Tuesday was supposed to be a turning point for Bernie Sanders, the moment when the Vermont senator would prove that he had the wherewithal to win the Democratic nomination.
Instead, his campaign ended the night on the verge of losing every single contest to Hillary Clinton.
When Sanders took to the stage at a convention center in Phoenix, Arizona he did not even acknowledge the races that were happening in five states across the country - the majority of which he had predicted to do well in.
"I think we are going to do just fine on Tuesday," he told reporters late last week. "I feel that we have a lot of momentum in this campaign. I think that all people understand our message and that is that we have got to stand up and fight back against an economy that is resulting in a disappearing middle class, where almost all income and wealth is going to the top 1 percent."
The 74-year-old senator had barnstormed state after state in the lead up to Tuesday's primaries. On Monday alone the took on five rallies in four states -- Ohio, North Carolina, Missouri and Illinois -- and showed no signs of exhaustion. The goal of that swing, as explained by top campaign officials, was to pick up the most number of delegates possible in as many states as possible.
Yet on Tuesday night his speech did not at all highlight the sweat he had put into the trail or the results he was hoping for. Instead, he spoke directly to his Arizona supporters, who will vote next week, as if nothing else was happening that night.
Sanders did have many enthusiastic supporters on the trail over his last few days of campaigning - just not enough reliable ones.
Kent Moore, 51, made a Bernie Sanders sign, decorated with a bigger than life Bernie face on it, and came to the Raleigh, North Carolina event because his 20-yr old daughter had sold him on the idea that Sanders could win. As soon as Moore was convinced he was totally on board, cheering throughout the speech, touting Sanders' view on trade and claiming that he is the only candidate who could save capitalism.
His daughter smiled as she watched him speak about Sanders' platform to reporters. Yet there were not enough Kents out there to overcome the Clinton juggernaut.
In every state that voted on Tuesday, Sanders did end up winning with younger voters. In North Carolina he won 73 percent of voters aged 18-29, but only 32 percent of voters aged 45-64. But it was that older block that block that made up 42 percent of the voters on Tuesday night.
Sanders' poor showing in Missouri was a big blow to his campaign, which very good about his prospects there. In the three days leading up to the primary, Sanders had three rallies in the state. During his last visit there he came with a special guest -- Danny Devito -- who called twirled on the stage and compared Sanders to Obi-Wan Kenobi.

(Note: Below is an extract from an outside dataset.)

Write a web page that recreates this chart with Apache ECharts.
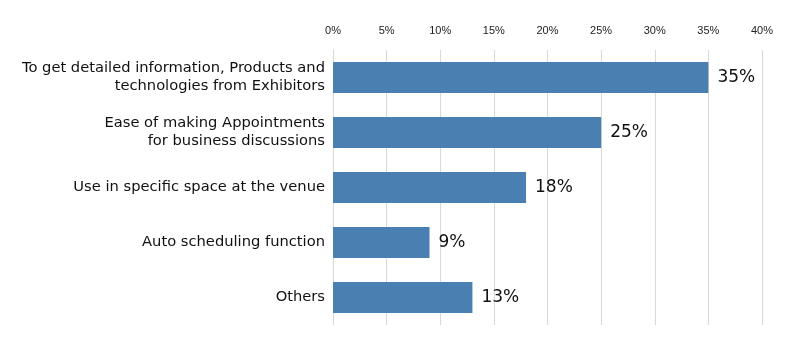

Sanders then reminded the crowd that there was once "a candidate who was the anointed one, she was inevitable."
"Today she is not so inevitable," he said, a bit too optimistically.
Sanders' losses in Illinois and Ohio will also harm his prospects going forward. He will likely come close to splitting delegates with Clinton in both states, but she leaves tonight with big gains due to her 120-delegate pickup in Florida.
Sanders' campaign said they have no plans to change their calculus based on Tuesday night's results, and say that the calendar going forward looks good for their candidate.
Yet as one top Sanders campaign official put it before the results began to come in on Tuesday night: "Nothing proves you can win like winning itself."